=== Exercise task ===
Leave out the pictures, then output the lines of the records below from the first through the one containing "plt.rcParams['font.weight'] = 'bold'".

=== Stored rows ===
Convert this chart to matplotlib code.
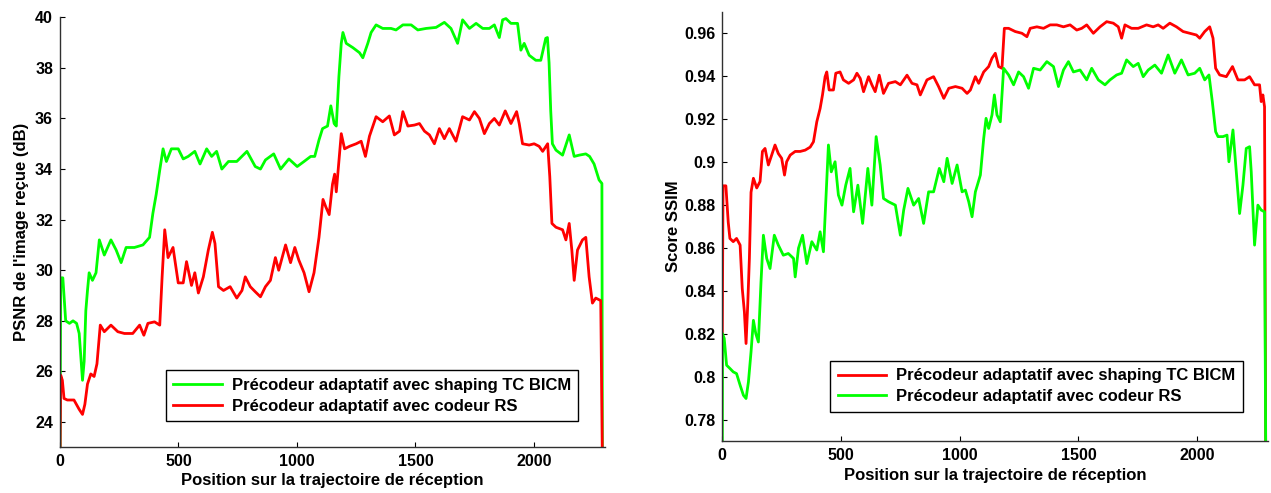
import matplotlib
matplotlib.use("Agg")
import matplotlib.pyplot as plt
from matplotlib.ticker import FormatStrFormatter

plt.rcParams['font.family'] = ['Liberation Sans', 'DejaVu Sans']
plt.rcParams['font.weight'] = 'bold'

LABEL_TC = "Précodeur adaptatif avec shaping TC BICM"
LABEL_RS = "Précodeur adaptatif avec codeur RS"
XLABEL = "Position sur la trajectoire de réception"

# --- PSNR (left panel) -------------------------------------------------------
psnr_tc_x = [0, 3, 12, 24, 40, 55, 70, 81, 95, 102, 109, 116, 123, 137, 152, 166, 187, 215,
             237, 258, 279, 314, 350, 378, 392, 406, 421, 435, 449, 470, 499, 520, 541, 569,
             591, 619, 640, 661, 683, 711, 746, 789, 824, 846, 867, 902, 931, 966, 1001,
             1030, 1058, 1075, 1093, 1108, 1129, 1143, 1157, 1166, 1177, 1187, 1194, 1208,
             1236, 1264, 1278, 1299, 1313, 1334, 1362, 1397, 1418, 1447, 1482, 1510, 1545,
             1587, 1622, 1650, 1678, 1699, 1728, 1756, 1784, 1812, 1833, 1854, 1868, 1882,
             1903, 1931, 1945, 1959, 1980, 2008, 2029, 2050, 2057, 2064, 2071, 2078, 2093,
             2121, 2149, 2170, 2191, 2219, 2235, 2254, 2275, 2287, 2289]
psnr_tc = [22.5, 29.7, 29.7, 28.0, 27.9, 28.0, 27.9, 27.5, 25.65, 26.4, 28.4, 29.2, 29.9, 29.6,
           29.9, 31.2, 30.6, 31.2, 30.8, 30.3, 30.9, 30.9, 31.0, 31.3, 32.25, 33.0, 33.96, 34.8,
           34.3, 34.8, 34.8, 34.4, 34.5, 34.7, 34.2, 34.8, 34.5, 34.7, 34.0, 34.3, 34.3, 34.7,
           34.1, 34.0, 34.36, 34.6, 34.0, 34.4, 34.1, 34.3, 34.5, 34.5, 35.15, 35.6, 35.7, 36.5,
           35.8, 35.7, 37.65, 38.97, 39.4, 38.97, 38.8, 38.6, 38.4, 38.97, 39.4, 39.7, 39.56,
           39.56, 39.5, 39.7, 39.7, 39.5, 39.56, 39.6, 39.8, 39.56, 38.97, 39.9, 39.56, 39.76,
           39.56, 39.56, 39.7, 39.2, 39.9, 39.95, 39.76, 39.76, 38.7, 38.97, 38.5, 38.3, 38.3,
           39.17, 39.2, 38.2, 36.3, 35.0, 34.75, 34.55, 35.35, 34.5, 34.55, 34.6, 34.5, 34.2,
           33.57, 33.43, 22.5]

psnr_rs_x = [0, 3, 10, 17, 31, 59, 81, 95, 105, 116, 130, 144, 156, 170, 187, 215, 244, 272,
             307, 336, 354, 371, 399, 421, 431, 442, 456, 477, 499, 520, 534, 555, 569, 584,
             605, 626, 643, 654, 669, 690, 718, 746, 768, 782, 803, 824, 846, 867, 888, 909,
             923, 952, 973, 991, 1008, 1030, 1051, 1072, 1093, 1110, 1122, 1136, 1150, 1159,
             1166, 1187, 1201, 1222, 1250, 1271, 1289, 1306, 1334, 1362, 1390, 1411, 1433,
             1447, 1468, 1496, 1517, 1538, 1559, 1580, 1601, 1622, 1643, 1671, 1699, 1728,
             1749, 1770, 1791, 1812, 1833, 1854, 1879, 1903, 1927, 1938, 1952, 1980, 2001,
             2022, 2037, 2058, 2067, 2076, 2093, 2121, 2135, 2149, 2160, 2170, 2184, 2205,
             2219, 2233, 2247, 2261, 2282, 2289]
psnr_rs = [22.5, 25.85, 25.65, 24.93, 24.87, 24.87, 24.5, 24.3, 24.7, 25.5, 25.9, 25.8, 26.3,
           27.83, 27.57, 27.83, 27.57, 27.5, 27.5, 27.83, 27.43, 27.9, 27.96, 27.83, 29.74,
           31.6, 30.5, 30.9, 29.5, 29.5, 30.34, 29.4, 29.9, 29.1, 29.74, 30.8, 31.5, 31.06,
           29.35, 29.2, 29.35, 28.9, 29.2, 29.74, 29.35, 29.15, 28.95, 29.35, 29.6, 30.5, 30.0,
           31.0, 30.3, 30.9, 30.4, 29.9, 29.15, 29.9, 31.3, 32.8, 32.5, 32.2, 33.4, 33.8, 33.1,
           35.4, 34.8, 34.9, 35.0, 35.1, 34.5, 35.3, 36.07, 35.87, 36.1, 35.35, 35.5, 36.27,
           35.7, 35.74, 35.8, 35.5, 35.35, 35.0, 35.6, 35.2, 35.6, 35.1, 36.07, 35.94, 36.27,
           36.0, 35.4, 35.8, 36.0, 35.74, 36.3, 35.8, 36.27, 35.8, 35.0, 34.95, 35.0, 34.9,
           34.7, 35.0, 33.7, 31.85, 31.7, 31.6, 31.2, 31.85, 30.8, 29.6, 30.8, 31.2, 31.3,
           29.74, 28.7, 28.9, 28.8, 22.5]

psnr_yticks = [24, 26, 28, 30, 32, 34, 36, 38, 40]

# --- SSIM (right panel) ------------------------------------------------------
ssim_tc_x = [0, 3, 15, 25, 32, 46, 60, 75, 84, 93, 100, 107, 114, 121, 131, 145, 159, 169,
             180, 194, 208, 222, 236, 250, 262, 271, 286, 307, 328, 349, 370, 384, 398, 412,
             422, 433, 440, 450, 468, 478, 496, 510, 532, 553, 567, 581, 595, 616, 630, 644,
             661, 679, 700, 729, 750, 778, 799, 820, 834, 862, 890, 911, 933, 954, 982, 1010,
             1031, 1045, 1066, 1080, 1101, 1122, 1136, 1150, 1164, 1178, 1188, 1206, 1234,
             1262, 1283, 1297, 1325, 1353, 1381, 1409, 1437, 1465, 1493, 1514, 1535, 1563,
             1591, 1619, 1647, 1668, 1682, 1696, 1724, 1752, 1787, 1815, 1836, 1857, 1885,
             1913, 1941, 1969, 1997, 2011, 2032, 2053, 2067, 2078, 2095, 2123, 2149, 2172,
             2200, 2221, 2242, 2263, 2270, 2277, 2284, 2289]
ssim_tc = [0.821, 0.889, 0.889, 0.872, 0.8645, 0.863, 0.8645, 0.8614, 0.8412, 0.8303, 0.8156,
           0.8334, 0.855, 0.886, 0.8925, 0.888, 0.891, 0.905, 0.9064, 0.8987, 0.9033, 0.908,
           0.904, 0.9018, 0.894, 0.9002, 0.9033, 0.905, 0.905, 0.9056, 0.907, 0.9095, 0.9188,
           0.925, 0.9313, 0.9398, 0.942, 0.9336, 0.9336, 0.9414, 0.942, 0.9383, 0.9367, 0.9383,
           0.9414, 0.939, 0.9328, 0.9398, 0.936, 0.9328, 0.9405, 0.932, 0.9367, 0.9375, 0.936,
           0.9405, 0.9367, 0.936, 0.9313, 0.9383, 0.9398, 0.9352, 0.9297, 0.9344, 0.9352,
           0.9344, 0.932, 0.9336, 0.9398, 0.9367, 0.942, 0.9445, 0.9484, 0.9507, 0.9445,
           0.9437, 0.9623, 0.9623, 0.9608, 0.96, 0.9584, 0.9623, 0.963, 0.9623, 0.9639, 0.9639,
           0.963, 0.9639, 0.9615, 0.9623, 0.9639, 0.96, 0.963, 0.9654, 0.9647, 0.963, 0.9577,
           0.9639, 0.9623, 0.9623, 0.9639, 0.963, 0.9639, 0.9623, 0.9647, 0.963, 0.9608, 0.96,
           0.9592, 0.9577, 0.9608, 0.963, 0.9577, 0.9437, 0.9406, 0.9398, 0.9445, 0.9383,
           0.9383, 0.9398, 0.936, 0.936, 0.9282, 0.9313, 0.9258, 0.765]

ssim_rs_x = [0, 1, 8, 18, 32, 46, 60, 75, 89, 100, 110, 121, 131, 141, 152, 163, 173, 187,
             201, 219, 236, 257, 278, 300, 307, 321, 338, 356, 377, 398, 412, 426, 437, 447,
             459, 475, 489, 504, 520, 538, 553, 571, 591, 613, 630, 648, 665, 679, 700, 729,
             750, 764, 782, 806, 827, 848, 869, 890, 914, 933, 947, 968, 989, 1010, 1024, 1038,
             1052, 1066, 1087, 1101, 1111, 1122, 1136, 1146, 1157, 1171, 1185, 1206, 1227,
             1248, 1269, 1290, 1311, 1339, 1367, 1395, 1416, 1437, 1458, 1479, 1507, 1535,
             1556, 1584, 1612, 1633, 1661, 1682, 1703, 1731, 1752, 1773, 1794, 1822, 1850,
             1878, 1906, 1934, 1962, 1990, 2011, 2032, 2050, 2064, 2078, 2088, 2109, 2126,
             2134, 2151, 2165, 2179, 2193, 2207, 2221, 2228, 2242, 2256, 2270, 2284, 2289]
ssim_rs = [0.765, 0.8202, 0.818, 0.8055, 0.804, 0.8024, 0.8016, 0.7962, 0.7915, 0.79, 0.7977,
           0.8117, 0.8264, 0.8202, 0.8163, 0.8443, 0.866, 0.8552, 0.8505, 0.866, 0.8614,
           0.8567, 0.8575, 0.8552, 0.8466, 0.86, 0.866, 0.8528, 0.863, 0.8591, 0.8676, 0.8583,
           0.8847, 0.908, 0.8955, 0.9002, 0.8847, 0.88, 0.8893, 0.8971, 0.8769, 0.8893, 0.8715,
           0.8971, 0.88, 0.9119, 0.8987, 0.8831, 0.8816, 0.88, 0.866, 0.8777, 0.8878, 0.88,
           0.8831, 0.8715, 0.8862, 0.8862, 0.8971, 0.8909, 0.9018, 0.8901, 0.8987, 0.8862,
           0.887, 0.8816, 0.8746, 0.8862, 0.894, 0.911, 0.9204, 0.9157, 0.922, 0.9313, 0.922,
           0.9188, 0.9437, 0.9406, 0.936, 0.942, 0.9398, 0.9344, 0.9437, 0.9429, 0.9468,
           0.9445, 0.9352, 0.9429, 0.9468, 0.942, 0.9429, 0.9383, 0.9437, 0.9383, 0.936,
           0.9383, 0.9406, 0.9414, 0.9476, 0.9445, 0.946, 0.9398, 0.9429, 0.9452, 0.9414,
           0.9499, 0.9414, 0.9476, 0.9406, 0.9414, 0.9437, 0.9383, 0.9406, 0.9282, 0.9142,
           0.9119, 0.9119, 0.9126, 0.9002, 0.915, 0.8955, 0.8761, 0.8893, 0.9064, 0.9072,
           0.8955, 0.8614, 0.88, 0.8777, 0.8769, 0.765]

ssim_yticks = [0.78, 0.80, 0.82, 0.84, 0.86, 0.88, 0.90, 0.92, 0.94, 0.96]

xticks = [0, 500, 1000, 1500, 2000]


def style_axes(ax):
    # matlab-like look: box off, ticks inside
    ax.spines['top'].set_visible(False)
    ax.spines['right'].set_visible(False)
    for s in ('left', 'bottom'):
        ax.spines[s].set_color('#303030')
        ax.spines[s].set_linewidth(1.0)
    ax.tick_params(direction='in', length=3.5, width=0.8, labelsize=11.5, pad=5)
    for lbl in ax.get_xticklabels() + ax.get_yticklabels():
        lbl.set_fontweight('bold')
    ax.set_xlim(0, 2300)
    ax.set_xticks(xticks)
    ax.set_xlabel(XLABEL, fontsize=12, fontweight='bold', labelpad=3)


def add_legend(ax, anchor):
    leg = ax.legend(loc='lower right', bbox_to_anchor=anchor, borderaxespad=0,
                    fancybox=False, edgecolor='black', framealpha=1,
                    handlelength=2.9, handletextpad=0.6,
                    prop={'weight': 'bold', 'size': 12}, borderpad=0.45,
                    labelspacing=0.35)
    leg.get_frame().set_linewidth(1.0)
    return leg


fig = plt.figure(figsize=(12.71, 4.93), dpi=100)

ax1 = fig.add_axes([0.0472, 0.0927, 0.4288, 0.8722])
ax1.plot(psnr_tc_x, psnr_tc, color='#00ff00', lw=2.0, label=LABEL_TC)
ax1.plot(psnr_rs_x, psnr_rs, color='#ff0000', lw=2.0, label=LABEL_RS)
ax1.set_ylim(23, 40)
ax1.set_yticks(psnr_yticks)
ax1.set_ylabel("PSNR de l'image reçue (dB)", fontsize=12, fontweight='bold', labelpad=4)
style_axes(ax1)
add_legend(ax1, (0.951, 0.061))

ax2 = fig.add_axes([0.5683, 0.1045, 0.4296, 0.8716])
ax2.plot(ssim_tc_x, ssim_tc, color='#ff0000', lw=2.0, label=LABEL_TC)
ax2.plot(ssim_rs_x, ssim_rs, color='#00ff00', lw=2.0, label=LABEL_RS)
ax2.set_ylim(0.77, 0.97)
ax2.set_yticks(ssim_yticks)
ax2.yaxis.set_major_formatter(FormatStrFormatter('%g'))
ax2.set_ylabel("Score SSIM", fontsize=12, fontweight='bold', labelpad=2)
style_axes(ax2)
add_legend(ax2, (0.953, 0.069))

fig.savefig('out.png', dpi=100)
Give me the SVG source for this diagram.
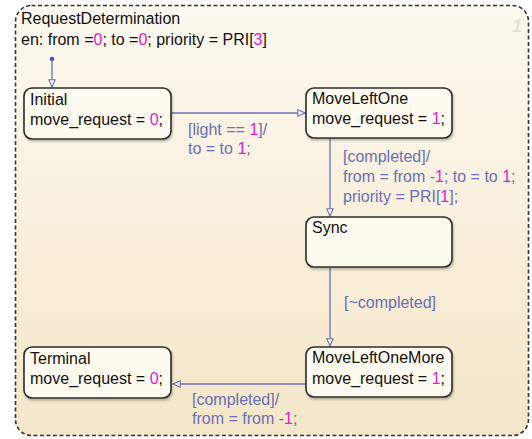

=== Response below ===
Convert this chart to matplotlib code.
import matplotlib
matplotlib.use("Agg")
import matplotlib.pyplot as plt
from matplotlib.ticker import FormatStrFormatter

plt.rcParams['font.family'] = ['Liberation Sans', 'DejaVu Sans']
plt.rcParams['font.weight'] = 'bold'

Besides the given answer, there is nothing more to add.